§ **Task goal**
Pictures in the entries below are excluded; copy only the lines from the one containing "Emit a component" to the one containing "const yTicks = [0, 2, 4, 6, 8, 10, 12];", both included.

## Begin Recorded data

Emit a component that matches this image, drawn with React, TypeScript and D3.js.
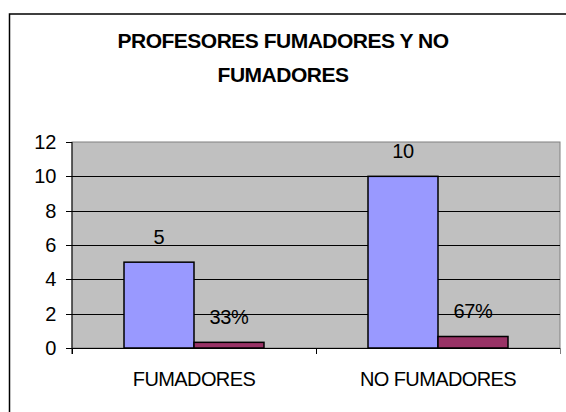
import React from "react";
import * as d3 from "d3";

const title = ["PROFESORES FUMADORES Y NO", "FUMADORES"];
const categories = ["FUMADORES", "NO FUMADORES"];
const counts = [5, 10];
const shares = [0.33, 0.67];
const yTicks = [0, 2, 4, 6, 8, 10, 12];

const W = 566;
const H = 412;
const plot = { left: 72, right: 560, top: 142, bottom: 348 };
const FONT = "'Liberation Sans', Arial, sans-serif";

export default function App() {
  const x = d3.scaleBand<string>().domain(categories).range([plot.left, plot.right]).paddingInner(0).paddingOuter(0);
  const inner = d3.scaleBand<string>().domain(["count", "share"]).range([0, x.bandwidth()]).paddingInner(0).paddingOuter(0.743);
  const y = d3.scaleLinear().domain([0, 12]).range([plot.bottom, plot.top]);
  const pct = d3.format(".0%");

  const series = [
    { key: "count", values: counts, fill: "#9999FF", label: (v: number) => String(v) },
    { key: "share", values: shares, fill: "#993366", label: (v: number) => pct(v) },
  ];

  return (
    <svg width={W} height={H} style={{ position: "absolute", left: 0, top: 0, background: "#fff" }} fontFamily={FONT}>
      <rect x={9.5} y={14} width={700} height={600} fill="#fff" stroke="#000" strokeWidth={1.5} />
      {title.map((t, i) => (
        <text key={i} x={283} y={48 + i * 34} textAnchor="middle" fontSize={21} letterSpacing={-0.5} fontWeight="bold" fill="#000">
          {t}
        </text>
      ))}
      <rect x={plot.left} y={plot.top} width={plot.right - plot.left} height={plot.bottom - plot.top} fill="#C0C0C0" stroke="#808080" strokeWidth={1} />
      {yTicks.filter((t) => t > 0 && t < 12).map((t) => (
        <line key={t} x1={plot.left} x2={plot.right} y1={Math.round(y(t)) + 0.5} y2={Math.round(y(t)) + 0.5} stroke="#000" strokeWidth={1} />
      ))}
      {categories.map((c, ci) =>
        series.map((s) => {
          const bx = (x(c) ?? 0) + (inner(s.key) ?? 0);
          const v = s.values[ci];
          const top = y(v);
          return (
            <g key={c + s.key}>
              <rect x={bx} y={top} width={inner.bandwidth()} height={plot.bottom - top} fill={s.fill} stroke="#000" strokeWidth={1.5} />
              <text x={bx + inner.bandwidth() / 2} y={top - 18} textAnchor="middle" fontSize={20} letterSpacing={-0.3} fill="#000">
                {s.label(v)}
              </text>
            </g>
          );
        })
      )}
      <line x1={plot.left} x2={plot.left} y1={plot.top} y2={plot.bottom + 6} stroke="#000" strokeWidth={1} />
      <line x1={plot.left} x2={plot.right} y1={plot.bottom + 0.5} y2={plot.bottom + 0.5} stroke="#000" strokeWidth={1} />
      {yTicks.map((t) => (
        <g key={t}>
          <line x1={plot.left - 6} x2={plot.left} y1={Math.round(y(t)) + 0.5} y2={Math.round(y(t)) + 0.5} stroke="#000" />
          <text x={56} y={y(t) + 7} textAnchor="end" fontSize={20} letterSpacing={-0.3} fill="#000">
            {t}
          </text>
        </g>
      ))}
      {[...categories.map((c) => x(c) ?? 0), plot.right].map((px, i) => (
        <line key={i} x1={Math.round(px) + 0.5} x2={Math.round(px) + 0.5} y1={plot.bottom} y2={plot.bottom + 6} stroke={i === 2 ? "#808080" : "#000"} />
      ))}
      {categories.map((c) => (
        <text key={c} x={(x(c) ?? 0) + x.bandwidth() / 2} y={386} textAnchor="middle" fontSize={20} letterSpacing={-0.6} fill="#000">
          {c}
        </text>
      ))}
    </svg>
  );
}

## End Recorded data
## Begin Recorded data

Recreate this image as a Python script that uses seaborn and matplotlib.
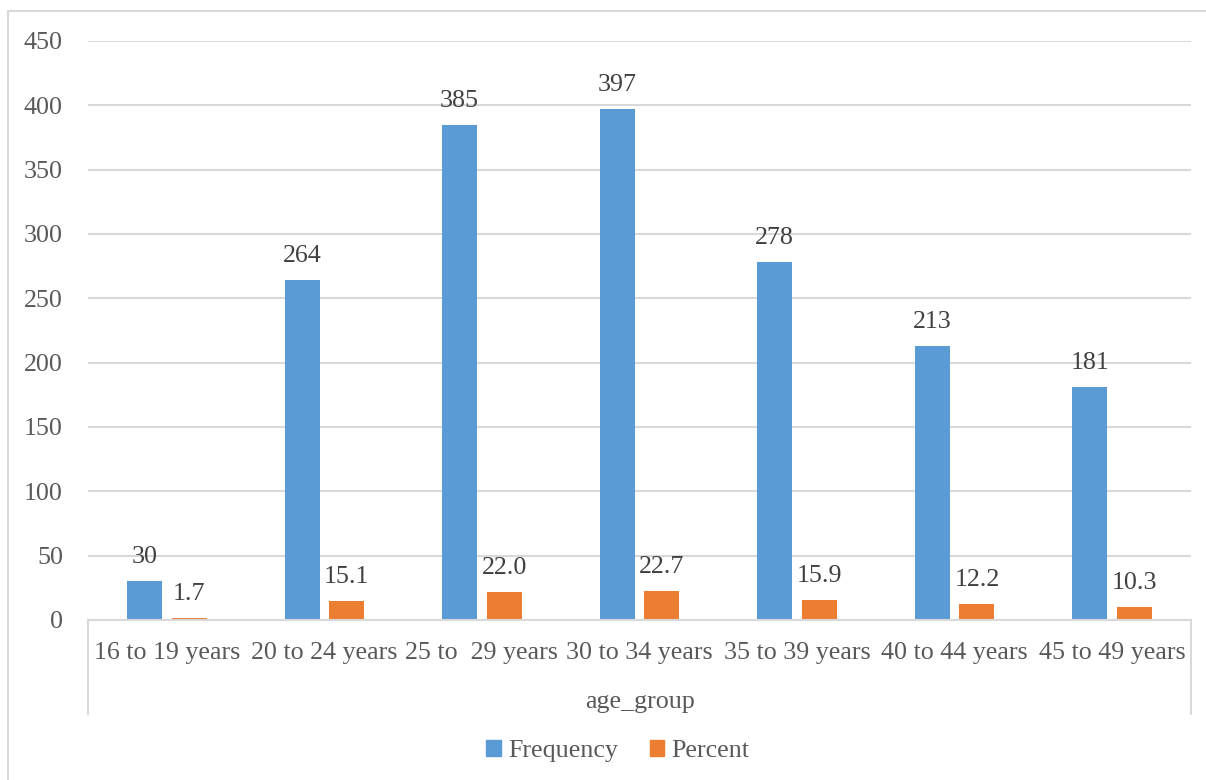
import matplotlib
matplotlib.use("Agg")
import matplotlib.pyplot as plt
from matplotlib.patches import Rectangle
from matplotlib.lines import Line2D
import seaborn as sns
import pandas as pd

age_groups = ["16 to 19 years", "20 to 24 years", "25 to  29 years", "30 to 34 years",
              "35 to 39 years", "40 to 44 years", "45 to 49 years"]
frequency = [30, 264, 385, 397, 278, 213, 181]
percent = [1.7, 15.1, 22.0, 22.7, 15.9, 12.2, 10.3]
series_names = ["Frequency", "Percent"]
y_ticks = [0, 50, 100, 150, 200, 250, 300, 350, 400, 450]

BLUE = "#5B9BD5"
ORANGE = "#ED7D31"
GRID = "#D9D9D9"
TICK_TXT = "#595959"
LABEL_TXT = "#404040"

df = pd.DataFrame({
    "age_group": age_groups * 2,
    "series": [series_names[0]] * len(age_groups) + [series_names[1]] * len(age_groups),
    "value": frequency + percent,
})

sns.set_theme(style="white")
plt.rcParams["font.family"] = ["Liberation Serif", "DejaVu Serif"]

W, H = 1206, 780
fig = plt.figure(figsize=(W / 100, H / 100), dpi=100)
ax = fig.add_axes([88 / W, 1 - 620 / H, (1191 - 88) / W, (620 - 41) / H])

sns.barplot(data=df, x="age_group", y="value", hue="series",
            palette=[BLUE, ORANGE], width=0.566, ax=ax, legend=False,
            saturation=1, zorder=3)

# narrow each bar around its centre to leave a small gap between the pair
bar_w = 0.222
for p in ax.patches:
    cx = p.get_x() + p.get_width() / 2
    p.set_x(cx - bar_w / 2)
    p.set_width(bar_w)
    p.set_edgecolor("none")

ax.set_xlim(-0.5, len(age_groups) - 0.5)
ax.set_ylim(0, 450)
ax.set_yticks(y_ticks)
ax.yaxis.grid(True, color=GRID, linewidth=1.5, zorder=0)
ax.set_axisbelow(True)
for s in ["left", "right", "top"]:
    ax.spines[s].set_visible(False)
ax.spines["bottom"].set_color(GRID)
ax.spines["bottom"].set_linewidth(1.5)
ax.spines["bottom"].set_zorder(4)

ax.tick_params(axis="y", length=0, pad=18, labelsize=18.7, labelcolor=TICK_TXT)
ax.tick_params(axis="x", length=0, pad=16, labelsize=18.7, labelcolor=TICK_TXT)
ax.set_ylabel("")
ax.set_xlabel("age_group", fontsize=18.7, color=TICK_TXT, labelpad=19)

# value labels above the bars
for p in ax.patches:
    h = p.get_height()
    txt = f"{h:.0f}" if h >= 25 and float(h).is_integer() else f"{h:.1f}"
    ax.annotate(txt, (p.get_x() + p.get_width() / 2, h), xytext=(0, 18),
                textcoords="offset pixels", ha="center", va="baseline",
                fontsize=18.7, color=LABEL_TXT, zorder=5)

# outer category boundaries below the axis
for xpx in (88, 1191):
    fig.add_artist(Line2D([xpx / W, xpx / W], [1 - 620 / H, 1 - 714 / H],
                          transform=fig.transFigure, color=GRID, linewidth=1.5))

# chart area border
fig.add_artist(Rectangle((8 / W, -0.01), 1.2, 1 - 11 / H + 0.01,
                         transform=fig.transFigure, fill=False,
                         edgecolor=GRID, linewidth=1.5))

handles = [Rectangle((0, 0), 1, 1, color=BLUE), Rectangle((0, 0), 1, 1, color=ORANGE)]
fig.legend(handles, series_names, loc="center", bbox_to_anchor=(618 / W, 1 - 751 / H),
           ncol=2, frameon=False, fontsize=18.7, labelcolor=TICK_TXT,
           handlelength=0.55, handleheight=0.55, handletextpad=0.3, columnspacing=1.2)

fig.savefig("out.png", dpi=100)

## End Recorded data

§ **The result**
Emit a component that matches this image, drawn with React, TypeScript and D3.js.
import React from "react";
import * as d3 from "d3";

const title = ["PROFESORES FUMADORES Y NO", "FUMADORES"];
const categories = ["FUMADORES", "NO FUMADORES"];
const counts = [5, 10];
const shares = [0.33, 0.67];
const yTicks = [0, 2, 4, 6, 8, 10, 12];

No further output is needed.